Kembangkan Pola Barat, Arsitektur Indonesia Belum Berpijak di Kearifan Lokal

Prof Dr Ing Ir Eugenius Pradipto / ist

JOGJA, SMJogja.com – Bentuk atap arsitektur tradisional merupakan wujud ekspresi hubungan harmonis antar manusia dengan Sang Pencipta. Penutup atap berperan sebagai media peralihan udara panas di ruang atas dan mengalirkannya menerobos ke luar ruangan.

Guru Besar Bidang Ilmu Teknik Arsitektur, Fakultas Teknik UGM, Prof Dr Ing Ir Eugenius Pradipto mengungkapkan itu pada pidato sebagai guru besar di Balai Senat UGM. Dalam pengukuhannya ia menyampaikan pidato berjudul ”Rekayasa Bambu Berbasis Kearifan Lokal untuk Arsitektur Beratap Indonesia”.

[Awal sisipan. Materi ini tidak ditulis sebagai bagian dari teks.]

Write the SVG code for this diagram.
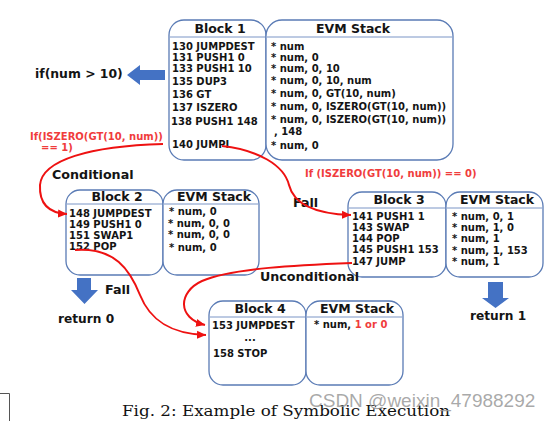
<svg xmlns="http://www.w3.org/2000/svg" width="554" height="421" viewBox="0 0 554 421">
<defs>
<style>
.box{fill:#fff;stroke:#5a7bb5;stroke-width:1.3}
.sep{stroke:#7a95c6;stroke-width:1}
.t{font-family:"DejaVu Sans",sans-serif;font-weight:bold;font-size:10px;fill:#141414}
.ttl{font-family:"DejaVu Sans",sans-serif;font-weight:bold;font-size:12.5px;fill:#141414}
.lbl{font-family:"DejaVu Sans",sans-serif;font-weight:bold;font-size:12.7px;fill:#141414}
.red{fill:#f03c3c}
.rl{fill:none;stroke:#ee1111;stroke-width:2}
.barrow{fill:#4472c4}
</style>
<marker id="ah" markerUnits="userSpaceOnUse" markerWidth="10" markerHeight="10" refX="9" refY="5" orient="auto">
<path d="M0,1 L9,5 L0,9 Z" fill="#ee1111"/>
</marker>
</defs>
<rect width="554" height="421" fill="#fff"/>

<!-- page artefacts -->
<path d="M0 393.5 H9.5 V421" fill="none" stroke="#555" stroke-width="1"/>

<!-- Block 1 -->
<g id="block1">
<rect class="box" x="169" y="20" width="97" height="140" rx="15"/>
<line class="sep" x1="170" y1="37" x2="265" y2="37"/>
<text class="ttl" x="220" y="33" text-anchor="middle">Block 1</text>
<text class="t" x="172" y="50">130 JUMPDEST</text>
<text class="t" x="172" y="61">131 PUSH1 0</text>
<text class="t" x="172" y="72">133 PUSH1 10</text>
<text class="t" x="172" y="85">135 DUP3</text>
<text class="t" x="172" y="98">136 GT</text>
<text class="t" x="172" y="111">137 ISZERO</text>
<text class="t" x="171" y="125">138 PUSH1 148</text>
<text class="t" x="172" y="148">140 JUMPI</text>
</g>
<g id="stack1">
<rect class="box" x="266" y="20" width="187" height="140" rx="16"/>
<line class="sep" x1="267" y1="37" x2="452" y2="37"/>
<text class="ttl" x="353" y="33" text-anchor="middle">EVM Stack</text>
<text class="t" x="271" y="50">* num</text>
<text class="t" x="271" y="61">* num, 0</text>
<text class="t" x="271" y="72">* num, 0, 10</text>
<text class="t" x="271" y="84">* num, 0, 10, num</text>
<text class="t" x="271" y="97">* num, 0, GT(10, num)</text>
<text class="t" x="271" y="110">* num, 0, ISZERO(GT(10, num))</text>
<text class="t" x="271" y="123">* num, 0, ISZERO(GT(10, num))</text>
<text class="t" x="274" y="135">, 148</text>
<text class="t" x="271" y="149">* num, 0</text>
</g>

<!-- Block 2 -->
<g id="block2">
<rect class="box" x="66" y="190" width="97" height="85" rx="14"/>
<line class="sep" x1="67" y1="204" x2="162" y2="204"/>
<text class="ttl" x="117" y="201" text-anchor="middle">Block 2</text>
<text class="t" x="69" y="217">148 JUMPDEST</text>
<text class="t" x="69" y="228">149 PUSH1 0</text>
<text class="t" x="69" y="239">151 SWAP1</text>
<text class="t" x="69" y="250">152 POP</text>
</g>
<g id="stack2">
<rect class="box" x="163" y="190" width="96" height="85" rx="14"/>
<line class="sep" x1="164" y1="204" x2="258" y2="204"/>
<text class="ttl" x="214" y="201" text-anchor="middle">EVM Stack</text>
<text class="t" x="169" y="215">* num, 0</text>
<text class="t" x="168" y="227">* num, 0, 0</text>
<text class="t" x="168" y="238">* num, 0, 0</text>
<text class="t" x="169" y="251">* num, 0</text>
</g>

<!-- Block 3 -->
<g id="block3">
<rect class="box" x="348" y="192" width="98" height="85" rx="14"/>
<line class="sep" x1="349" y1="208" x2="445" y2="208"/>
<text class="ttl" x="399" y="204" text-anchor="middle">Block 3</text>
<text class="t" x="352" y="220">141 PUSH1 1</text>
<text class="t" x="352" y="231">143 SWAP</text>
<text class="t" x="352" y="242">144 POP</text>
<text class="t" x="352" y="253">145 PUSH1 153</text>
<text class="t" x="352" y="265">147 JUMP</text>
</g>
<g id="stack3">
<rect class="box" x="446" y="192" width="97" height="85" rx="14"/>
<line class="sep" x1="447" y1="208" x2="542" y2="208"/>
<text class="ttl" x="497" y="204" text-anchor="middle">EVM Stack</text>
<text class="t" x="452" y="220">* num, 0, 1</text>
<text class="t" x="452" y="231">* num, 1, 0</text>
<text class="t" x="452" y="242">* num, 1</text>
<text class="t" x="452" y="254">* num, 1, 153</text>
<text class="t" x="452" y="265">* num, 1</text>
</g>

<!-- Block 4 -->
<g id="block4">
<rect class="box" x="209" y="301" width="97" height="84" rx="14"/>
<line class="sep" x1="210" y1="317" x2="305" y2="317"/>
<text class="ttl" x="260" y="313" text-anchor="middle">Block 4</text>
<text class="t" x="212" y="329">153 JUMPDEST</text>
<text class="t" x="250" y="341" text-anchor="middle">...</text>
<text class="t" x="213" y="357">158 STOP</text>
</g>
<g id="stack4">
<rect class="box" x="306" y="301" width="97" height="84" rx="14"/>
<line class="sep" x1="307" y1="317" x2="402" y2="317"/>
<text class="ttl" x="357" y="313" text-anchor="middle">EVM Stack</text>
<text class="t" x="314" y="328">* num, <tspan class="red">1 or 0</tspan></text>
</g>

<!-- annotations -->
<g id="annotations">
<text x="35" y="78" font-family="DejaVu Sans, sans-serif" font-weight="bold" font-size="12.4" fill="#141414">if(num &gt; 10)</text>
<path class="barrow" d="M127 75 L140 65 L140 70 L165 70 L165 80 L140 80 L140 85 Z"/>
<text class="t red" x="30" y="140">If(ISZERO(GT(10, num))</text>
<text class="t red" x="41" y="151">== 1)</text>
<text class="t red" x="305" y="177" font-size="9.8">If (ISZERO(GT(10, num)) == 0)</text>
<text class="lbl" x="52" y="179">Conditional</text>
<text class="lbl" x="293" y="207">Fall</text>
<text class="lbl" x="105" y="294">Fall</text>
<text class="lbl" x="260" y="281">Unconditional</text>
<path class="barrow" d="M77 278 L91 278 L91 290 L98 290 L84.5 304 L71 290 L77 290 Z"/>
<text x="58" y="323" font-family="DejaVu Sans, sans-serif" font-weight="bold" font-size="12.2" fill="#141414">return 0</text>
<path class="barrow" d="M488 282 L503 282 L503 298 L509 298 L495.5 308 L482 298 L488 298 Z"/>
<text x="470" y="320" font-family="DejaVu Sans, sans-serif" font-weight="bold" font-size="12.2" fill="#141414">return 1</text>
</g>

<!-- connectors -->
<g id="connectors">
<path class="rl" d="M163 144 C90 146 42 160 40 185 C39 205 50 213 67 214" marker-end="url(#ah)"/>
<path class="rl" d="M222 146 C258 150 284 165 289 185 C294 205 318 214 351 215" marker-end="url(#ah)"/>
<path class="rl" d="M75 250 C115 247 130 270 140 295 C150 320 170 334 206 335" marker-end="url(#ah)"/>
<path class="rl" d="M352 263 C300 265 232 268 202 281 C178 292 177 318 205 325" marker-end="url(#ah)"/>
</g>

<text x="122" y="416" font-family="DejaVu Serif, serif" font-size="14" fill="#111" textLength="328" lengthAdjust="spacingAndGlyphs">Fig. 2: Example of Symbolic Execution</text>
<text x="309" y="407" font-family="Liberation Sans, Arial, sans-serif" font-size="19" fill="#9a9a9a" fill-opacity="0.85">CSDN @weixin_47988292</text>
</svg>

Ia menjelaskan pendidikan arsitektur di Indonesia mengarah pada penguasaan keahlian merancang bangunan dengan fokus pada parameter fungsi, iklim, konstruksi, dan bahan bangunan. Pola pemikiran barat dipelajari, diperdalam, dikembangkan dan dipergunakan dalam proses desain arsitektur di Indonesia, kemudian faktor iklim tropis dan kebencanaan dihadapi dan diselesaikan dengan cara teknologi, ”dilawan” atau ”ditaklukkan”.

”Arsitektur Indonesia saat ini belum berpijak di atas bumi alam tropis lembab dan lingkungan yang penuh kebencanaan. Mereka asyik mencari bentuk baru. Padahal kearifan lokal di Indonesia sudah punya pola dan bentuk sendiri. Kita tinggal mengisi dan meningkatkan kualitas,” tandas Pradipto.

Read More

Landasan Kepercayaan

Sebagian besar arsitektur tradisional yang tersebar di Nusantara memiliki landasan kepercayaan terhadap kosmologi. Kepercayaan itu mendasari sikap hidup bersama dengan alam dan lingkungannya yang mereka pegang teguh dan jalankan secara konsekuen sehingga mengakar kuat dan terwujud dalam arsitektur tradisional daerah.

Ragam arsitektur tersebut dipertajam oleh keadaan atau nilai kearifan lokalnya, bukan saja unik namun juga sangat khas. Tampilan atap bangunan sangat beragam bukan hanya untuk mengatasi iklim lembab basah namun juga mengekspresikan nilai sosial-budaya daerah.

Dalam pidatonya, Pradipto menekankan prinsip-prinsip keseimbangan dan kelenturan konstruksi dalam menanggapi kemarahan alam dan lingkungan merupakan prinsip dasar untuk membangun pemahaman dan mewujudkan arsitektur beratap berkarakter Indonesia.

”Arsitektur beratap Indonesia akan tumbuh dan berkembang apabila memberikan nilai manfaat bagi penghuni di bawah atap blok sirap bambu. Ini menjadikan penghuninya sehat, nyaman dan tentram,” imbuhnya.